Queensland Agriculture Minister Mark Furner has called on his federal counterpart to hold an urgent ministerial forum to solve ongoing farm labour shortages.
Federal Agriculture Minister David Littleproud last convened a forum in July and before that in May.
Since then there's been a pronounced farm labour shortage, especially for fruit and vegetable picking.
Mr Furner says Mr Littleproud should sit down with state agriculture ministers to work out a solution.
"We've been calling on Minister Littleproud to have more of these and he's been silent," he told AAP.
"He is the federal agriculture minister.
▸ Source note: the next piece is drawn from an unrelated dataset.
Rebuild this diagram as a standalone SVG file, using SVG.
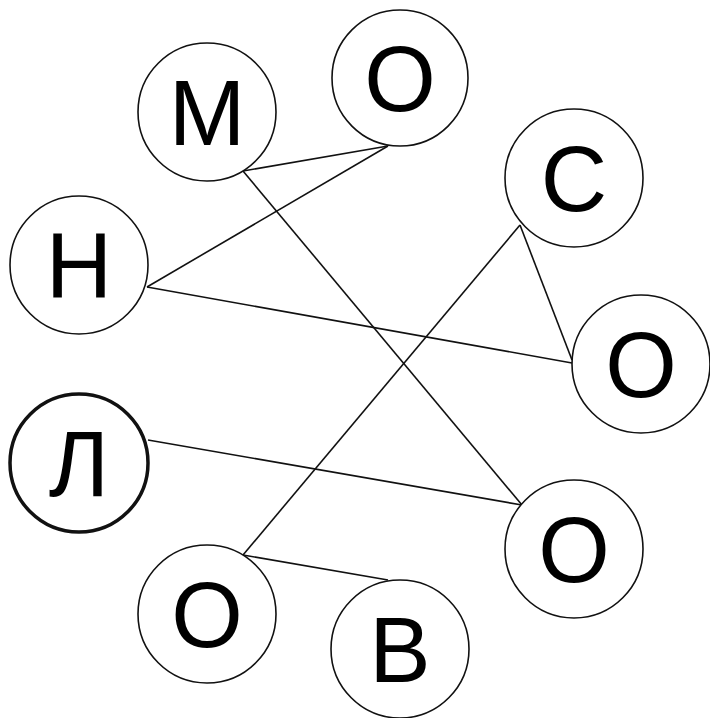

He should be prepared to go ahead and reach out to the states, and have these meetings to look at resolutions to these sorts of problems."
Mr Littleproud said the federal COVID-safe farm worker movement plan and a $6000 relocation incentive will relieve pressure.
He primarily blames labour shortages on state border closures, with Queensland, Western Australia and Tasmania yet to sign up to his farm worker plan.
"When one state doesn't sign up it means if you're picking fruit in Griffith at the moment, you want to go to Bowen to pick mangoes, you will be picked up at Stanthorpe and put into a motel for $2800," Mr Littleproud told Nine's Today program on Monday.
Mr Furner rejected that claim, saying all Australian farm workers outside greater Sydney and Victoria can enter Queensland without quarantining.
The minister also believes the federal government is to blame because it didn't do enough to keep backpackers in the country when the pandemic began.
Backpackers formed an important contingent of 100,000 produce harvesting workers before COVID-19 struck.
Mr Furner said a problem with Mr Littleproud's incentives is that eligible Australians just don't want to pick fruit and vegetables.
He said the reluctance has partly been due to the JobKeeper payments, which are now being wound back.
Federal MP Bob Katter said Mr Littleproud and Immigration Minister David Coleman were responsible for allowing fruit and vegetables to rot in Queensland's fields.
"The privatisation of social welfare job allocation has been disastrous for jobs because it means these people can get away with doing nothing whereas they couldn't before," he said in a statement.
Mr Furner said Queensland also has a $1500 incentive for state-based pickers, but the uptake isn't as positive as hoped.
In the meantime, the state will plug labour shortages by flying in Ni-Vanuatu workers who have been picking in the Northern Territory and potentially other South Pacific Islanders.
Mr Furner said solutions could be worked out at an Agriculture Ministers' Forum if Mr Littleproud calls one.
He hopes a meeting will deal with China's looming sanctions on Australian produce as well.
"These serious problems need to be addressed," Mr Furner said.
"And they're going to be addressed when you include every state and territory through an AGMIN meeting to look at solutions."